American baseball player (born 1936)

Carl Lynwood Mathias (born June 13, 1936) is an American former professional baseball player, a left-handed pitcher who appeared in 11 games over parts of two seasons for the Cleveland Indians (1960) and Washington Senators (1961). The native of Bechtelsville, Pennsylvania, was nicked "Stubby", although he was listed as 5 ft 11 in tall during his playing career; he weighed 195 lb.

Mathias signed with Cleveland in 1955 after graduating from Oley Valley High School. The Indians recalled him from Triple-A in the midseason of 1960, and used him in seven games, all in relief, with Mathias posting an 0–1 won–lost record, with no saves, through September 26. Then, in December, he was selected by the newly created expansion edition of the Washington Senators with the tenth overall pick in the 1960 Major League Baseball expansion draft. Mathias appeared in four games for the 1961 Senators in midyear after being called up from Triple-A, starting in three of them.

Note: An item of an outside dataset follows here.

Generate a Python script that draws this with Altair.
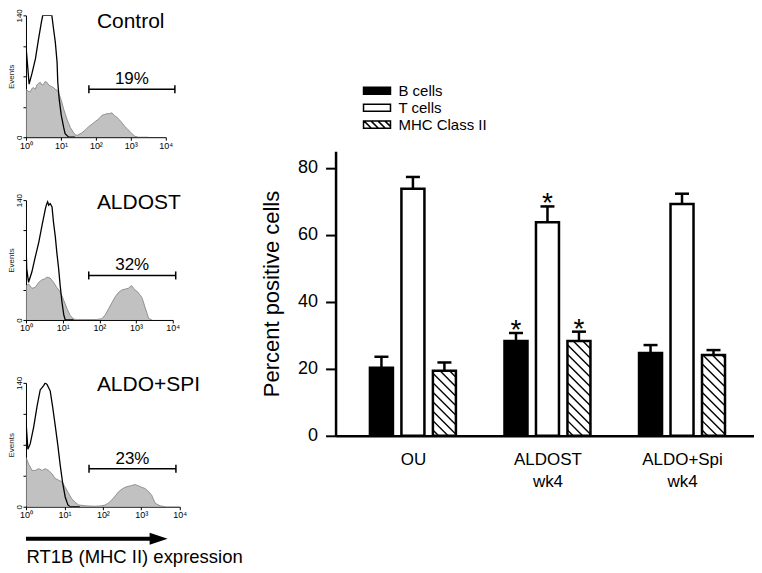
import json
import pandas as pd
import altair as alt

FONT = "Liberation Sans"

# ---------------- flow cytometry histograms ----------------
panel_titles = ["Control", "ALDOST", "ALDO+SPI"]
panel_pcts = ["19%", "32%", "23%"]
tick_vals = [1, 10, 100, 1000, 10000]
tick_labels = ["10⁰", "10¹", "10²", "10³", "10⁴"]

# x in decades (log10 of RT1B fluorescence), y in events
iso1_lx = [0.00, 0.09, 0.17, 0.27, 0.36, 0.44, 0.48, 0.55, 0.62, 0.68, 0.74, 0.79, 0.84, 0.89, 0.91, 0.95, 1.01, 1.08, 1.12, 1.22, 1.40]
iso1_ev = [105, 61, 73, 90, 113, 132, 140, 140, 140, 140, 140, 124, 109, 86, 63, 44, 25, 11, 4, 0, 0]
pos1_lx = [0.00, 0.06, 0.12, 0.17, 0.22, 0.27, 0.31, 0.36, 0.41, 0.46, 0.51, 0.55, 0.60, 0.65, 0.69, 0.74, 0.79, 0.84, 0.89, 0.94,
           0.98, 1.03, 1.08, 1.13, 1.17, 1.22, 1.27, 1.32, 1.36, 1.41, 1.46, 1.51, 1.60, 1.69, 1.79, 1.89, 1.98, 2.08, 2.17, 2.24,
           2.31, 2.38, 2.46, 2.53, 2.60, 2.67, 2.74, 2.81, 2.89, 2.96, 3.03, 3.12, 3.22, 3.50]
pos1_ev = [55, 53, 52, 56, 57, 55, 60, 62, 63, 60, 61, 64, 63, 60, 59, 58, 57, 55, 54, 50,
           46, 40, 32, 26, 21, 16, 11, 8, 5, 3, 2, 3, 5, 8, 12, 15, 18, 21, 25, 26,
           27, 27, 28, 25, 23, 20, 17, 13, 10, 7, 4, 1, 0, 0]

iso2_lx = [0.00, 0.02, 0.07, 0.16, 0.25, 0.35, 0.44, 0.53, 0.56, 0.59, 0.62, 0.66, 0.71, 0.75, 0.80, 0.84, 0.89, 0.93, 0.98, 1.03, 1.07, 1.30]
iso2_ev = [93, 60, 44, 56, 73, 91, 111, 130, 135, 138, 134, 136, 132, 114, 97, 79, 60, 41, 21, 6, 0, 0]
pos2_lx = [0.00, 0.07, 0.16, 0.25, 0.35, 0.44, 0.51, 0.57, 0.66, 0.75, 0.84, 0.93, 1.03, 1.12, 1.21, 1.30, 1.40, 1.60, 1.93, 2.07,
           2.16, 2.25, 2.34, 2.43, 2.52, 2.61, 2.70, 2.79, 2.84, 2.88, 2.93, 2.97, 3.04, 3.11, 3.16, 3.20, 3.25, 3.29, 3.34, 3.43]
pos2_ev = [40, 42, 37, 38, 44, 47, 48, 50, 49, 44, 38, 33, 23, 13, 5, 1, 0.5, 0.5, 0.5, 1.5,
           6, 13, 20, 27, 32, 35, 36, 37, 39, 40, 37, 35, 33, 29, 26, 21, 14, 9, 2, 0]

iso3_lx = [0.00, 0.05, 0.11, 0.20, 0.29, 0.37, 0.46, 0.50, 0.55, 0.63, 0.69, 0.76, 0.83, 0.89, 0.95, 1.02, 1.09, 1.15, 1.40]
iso3_ev = [97, 65, 71, 90, 114, 132, 137, 140, 138, 131, 114, 92, 69, 47, 28, 11, 2, 0, 0]
pos3_lx = [0.00, 0.07, 0.16, 0.24, 0.33, 0.42, 0.50, 0.59, 0.68, 0.76, 0.85, 0.94, 1.02, 1.11, 1.19, 1.28, 1.37, 1.54, 1.80, 1.97,
           2.06, 2.14, 2.23, 2.32, 2.41, 2.50, 2.58, 2.66, 2.75, 2.84, 2.93, 3.01, 3.10, 3.19, 3.27, 3.36, 3.49, 3.62]
pos3_ev = [56, 48, 41, 41, 43, 41, 43, 41, 37, 32, 30, 28, 22, 15, 9, 5, 2, 1, 0.5, 1,
           2, 4, 7.5, 12, 17, 20, 22, 23, 24, 25, 23.5, 22, 20.5, 17, 13, 4, 1, 0]

# marker gate: (low decade, high decade, events level)
gates = [(1.80, 4.26, 55), (1.71, 4.08, 52), (1.64, 3.90, 43)]

x_axis_title = "RT1B (MHC II) expression"


def hist_panel(idx, iso_lx, iso_ev, pos_lx, pos_ev, width, height, title_y, last=False):
    assert len(iso_lx) == len(iso_ev), idx
    assert len(pos_lx) == len(pos_ev), idx
    iso = pd.DataFrame({"fl": [10 ** v for v in iso_lx], "ev": iso_ev})
    pos = pd.DataFrame({"fl": [10 ** v for v in pos_lx], "ev": pos_ev})
    lo, hi, gy = gates[idx]
    gate_df = pd.DataFrame({"lo": [10 ** lo], "hi": [10 ** hi], "mid": [10 ** ((lo + hi) / 2)],
                            "ev": [gy], "pct": [panel_pcts[idx]]})
    ends_df = pd.DataFrame({"fl": [10 ** lo, 10 ** hi], "ev": [gy, gy]})
    title_df = pd.DataFrame({"t": [panel_titles[idx]]})

    xs = alt.Scale(type="log", domain=[1, 10000], nice=False)
    ys = alt.Scale(domain=[0, 140], nice=False)
    xax_kw = dict(values=tick_vals,
                  labelExpr=json.dumps(tick_labels, ensure_ascii=False) + "[round(log(datum.value)/LN10)]",
                  tickSize=3, labelFontSize=9, labelPadding=1, grid=False, labelFlush=False,
                  domainColor="black", tickColor="black", labelColor="black", domainWidth=1)
    if last:
        xax = alt.Axis(title=x_axis_title, titleFontSize=18.5, titleFontWeight="normal", titleColor="black",
                       titleAnchor="start", titleAlign="left", titleBaseline="alphabetic",
                       titleX=0, titleY=56, **xax_kw)
    else:
        xax = alt.Axis(title=None, **xax_kw)
    yax = alt.Axis(values=[0, 35, 70, 105, 140],
                   labelExpr="datum.value == 0 || datum.value == 140 ? datum.label : ''",
                   labelAngle=-90, labelAlign="center", labelBaseline="alphabetic", labelFlush=False,
                   labelFontSize=8, tickSize=3, labelPadding=1, grid=False,
                   title="Events", titleFontSize=8, titleFontWeight="normal", titlePadding=0,
                   domainColor="black", tickColor="black", labelColor="black", titleColor="#222222",
                   domainWidth=1)

    X = lambda f: alt.X(f, type="quantitative", scale=xs, axis=xax)
    Y = lambda f: alt.Y(f, type="quantitative", scale=ys, axis=yax)

    area = alt.Chart(pos).mark_area(color="#a6a6a6", clip=True,
                                    line={"color": "#7d7d7d", "strokeWidth": 0.8}).encode(x=X("fl"), y=Y("ev"))
    line = alt.Chart(iso).mark_line(color="black", strokeWidth=1.3, clip=True).encode(x=X("fl"), y=Y("ev"))
    gate = alt.Chart(gate_df).mark_rule(color="black", strokeWidth=1.5).encode(x=X("lo"), x2="hi", y=Y("ev"))
    ends = alt.Chart(ends_df).mark_point(shape="M0,-1L0,1", size=64, stroke="black", strokeWidth=1.5,
                                         opacity=1).encode(x=X("fl"), y=Y("ev"))
    pct = alt.Chart(gate_df).mark_text(fontSize=17, baseline="alphabetic", dy=-5, color="black").encode(
        x=X("mid"), y=Y("ev"), text="pct:N")
    ttl = alt.Chart(title_df).mark_text(fontSize=21, align="left", baseline="alphabetic", color="black").encode(
        x=alt.value(71), y=alt.value(title_y), text="t:N")
    layers = [area, line, gate, ends, pct, ttl]
    if last:
        arrow_df = pd.DataFrame({"a": [10 ** 0], "b": [10 ** 3.27], "h": [10 ** 3.45]})
        shaft = alt.Chart(arrow_df).mark_rule(color="black", strokeWidth=4).encode(
            x=X("a"), x2="b", y=alt.value(height + 32))
        head = alt.Chart(arrow_df).mark_point(shape="M-1,-0.67L1,0L-1,0.67Z", size=324, filled=True,
                                              color="black", opacity=1).encode(x=X("h"), y=alt.value(height + 32))
        layers += [shaft, head]
    return alt.layer(*layers).properties(width=width, height=height)


h1 = hist_panel(0, iso1_lx, iso1_ev, pos1_lx, pos1_ev, 140, 122, 13)
h2 = hist_panel(1, iso2_lx, iso2_ev, pos2_lx, pos2_ev, 147, 120, 9)
h3 = hist_panel(2, iso3_lx, iso3_ev, pos3_lx, pos3_ev, 154, 124, 8, last=True)

# ---------------- bar chart ----------------
groups = ["OU", "ALDOST\nwk4", "ALDO+Spi\nwk4"]
series = ["B cells", "T cells", "MHC Class II"]
b_vals = [20.3, 28.3, 24.7]
t_vals = [73.8, 63.8, 69.2]
m_vals = [19.4, 28.3, 24.1]
b_err = [3.3, 2.4, 2.4]
t_err = [3.5, 4.7, 3.1]
m_err = [2.5, 2.8, 1.5]
signif = [False, True, False]

BW, BH = 419, 285
XMIN, XMAX = -0.575, 2.535
YMAX = 85
SUB, HALF, CAP = 0.234, 0.0855, 0.052

vals = [b_vals, t_vals, m_vals]
errs = [b_err, t_err, m_err]
rows = []
for gi, g in enumerate(groups):
    for si, s in enumerate(series):
        xc = gi + (si - 1) * SUB
        v = vals[si][gi]
        rows.append(dict(group=g, series=s, value=v, zero=0.0, top=v + errs[si][gi], xc=xc,
                         xl=xc - HALF, xr=xc + HALF, cl=xc - CAP, cr=xc + CAP, sig=signif[gi]))
bars_df = pd.DataFrame(rows)

# diagonal hatching of the MHC class II bars (derived from the bar values)
px_x = BW / (XMAX - XMIN)
px_y = BH / YMAX
HATCH = 9.5
hatch = []
for r in rows:
    if r["series"] != series[2]:
        continue
    w = (r["xr"] - r["xl"]) * px_x
    h = r["value"] * px_y
    c = HATCH * 0.6
    while c < w + h:
        u0, u1 = max(0.0, c - h), min(w, c)
        if u1 > u0:
            hatch.append(dict(x=r["xl"] + u0 / px_x, y=(c - u0) / px_y,
                              x2=r["xl"] + u1 / px_x, y2=(c - u1) / px_y))
        c += HATCH
hatch_df = pd.DataFrame(hatch)

xsc = alt.Scale(domain=[XMIN, XMAX], nice=False, zero=False)
ysc = alt.Scale(domain=[0, YMAX], nice=False)
label_lines = json.dumps([g.split("\n") for g in groups], ensure_ascii=False)
bxax = alt.Axis(values=[0, 1, 2], labelExpr=label_lines + "[datum.value]", ticks=False, tickSize=0,
                labelFontSize=17, labelPadding=16, labelLineHeight=21.5, labelColor="black",
                domainColor="black", domainWidth=2.5, grid=False, title=None, labelFlush=False)
byax = alt.Axis(values=[0, 20, 40, 60, 80], tickSize=10, tickWidth=2, tickColor="black",
                domainColor="black", domainWidth=2.5, labelFontSize=18, labelPadding=8, labelColor="black",
                grid=False, labelFlush=False, title="Percent positive cells", titleFontSize=22,
                titleFontWeight="normal", titlePadding=14, titleColor="black")

BX = lambda f: alt.X(f, type="quantitative", scale=xsc, axis=bxax)
BY = lambda f: alt.Y(f, type="quantitative", scale=ysc, axis=byax)

fill_scale = alt.Scale(domain=series, range=["black", "white", "white"])
stroke_scale = alt.Scale(domain=series, range=["black", "black", "black"])


def hatch_symbol():
    parts = ["M-3,-0.8H3V0.8H-3Z"]
    x0 = -4.4
    while x0 < 3:
        t0 = max(0.0, (-3 - x0) / 1.6)
        t1 = min(1.0, (3 - x0) / 1.6)
        if t1 > t0:
            parts.append("M%.3f,%.3fL%.3f,%.3f" % (x0 + 1.6 * t0, -0.8 + 1.6 * t0, x0 + 1.6 * t1, -0.8 + 1.6 * t1))
        x0 += 1.55
    return "".join(parts)


rect_symbol = "M-3,-0.8H3V0.8H-3Z"
shape_scale = alt.Scale(domain=series, range=[rect_symbol, rect_symbol, hatch_symbol()])
# in a concatenated chart the legend is placed relative to the whole figure's origin
legend = alt.Legend(title=None, orient="none", legendX=344, legendY=68, symbolSize=81,
                    symbolStrokeColor="black", symbolStrokeWidth=1.5, symbolOpacity=1,
                    labelFontSize=15, labelColor="black", labelOffset=14, rowPadding=1, padding=0)

bars = alt.Chart(bars_df).mark_bar(stroke="black", strokeWidth=2.5).encode(
    x=BX("xl"), x2="xr", y=BY("value"), y2="zero",
    fill=alt.Fill("series:N", scale=fill_scale, legend=legend))
hatch_layer = alt.Chart(hatch_df).mark_rule(color="black", strokeWidth=1.4).encode(
    x=BX("x"), y=BY("y"), x2="x2", y2="y2")
stems = alt.Chart(bars_df).mark_rule(color="black", strokeWidth=2.5).encode(
    x=BX("xc"), y=BY("value"), y2="top")
caps = alt.Chart(bars_df).mark_rule(color="black", strokeWidth=2.5).encode(
    x=BX("cl"), x2="cr", y=BY("top"))
stars = alt.Chart(bars_df).transform_filter("datum.sig").mark_text(
    text="*", fontSize=28, baseline="alphabetic", dy=6, color="black").encode(x=BX("xc"), y=BY("top"))
legend_layer = alt.Chart(bars_df).transform_filter("datum.value < 0").mark_point(
    filled=True, strokeWidth=1.5, opacity=1).encode(
    x=BX("xc"), y=BY("value"),
    fill=alt.Fill("series:N", scale=fill_scale, legend=legend),
    stroke=alt.Stroke("series:N", scale=stroke_scale, legend=legend),
    shape=alt.Shape("series:N", scale=shape_scale, legend=legend))

bar_chart = alt.layer(bars, hatch_layer, stems, caps, stars, legend_layer).properties(width=BW, height=BH)

spacer = alt.Chart(pd.DataFrame({"t": [""]})).mark_text().encode(text="t:N").properties(width=10, height=100)

left = alt.vconcat(h1, h2, h3, spacing=63, bounds="flush")
right = alt.vconcat(spacer, bar_chart, spacing=36, bounds="flush")
chart = alt.hconcat(left, right, spacing=310, bounds="flush").properties(
    padding={"left": 0, "top": 0, "right": 0, "bottom": 0}
).configure(font=FONT).configure_view(stroke=None)

chart.save("out.html", embed_options={"renderer": "svg", "actions": False})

His first start, on June 18, against the Boston Red Sox at Fenway Park, was especially memorable. He pitched into the ninth inning, and left the game with Washington ahead 12–7 and two outs, although Mathias had left the bases loaded. His relief pitcher, Dave Sisler, proceeded to issue a pair of bases on balls to score two Boston runs, then surrendered a walk-off grand slam home run to Jim Pagliaroni, giving the Bosox a 13–12 win. Mathias did not get a decision, but lost the opportunity to register his first MLB win. Mathias was treated rudely by the Chicago White Sox in his next start June 24 and took the loss, the second of his career. He made two more appearances before returning to the minor leagues for the remainder of his pro career. He retired in 1964 after ten seasons.

In his 11 MLB games with three career starts, covering 29 innings pitched, Mathias fashioned an 0–2 record, no saves, and an earned run average of 7.14. He permitted 23 earned runs, 36 hits and 12 bases on balls, and registered 20 strikeouts.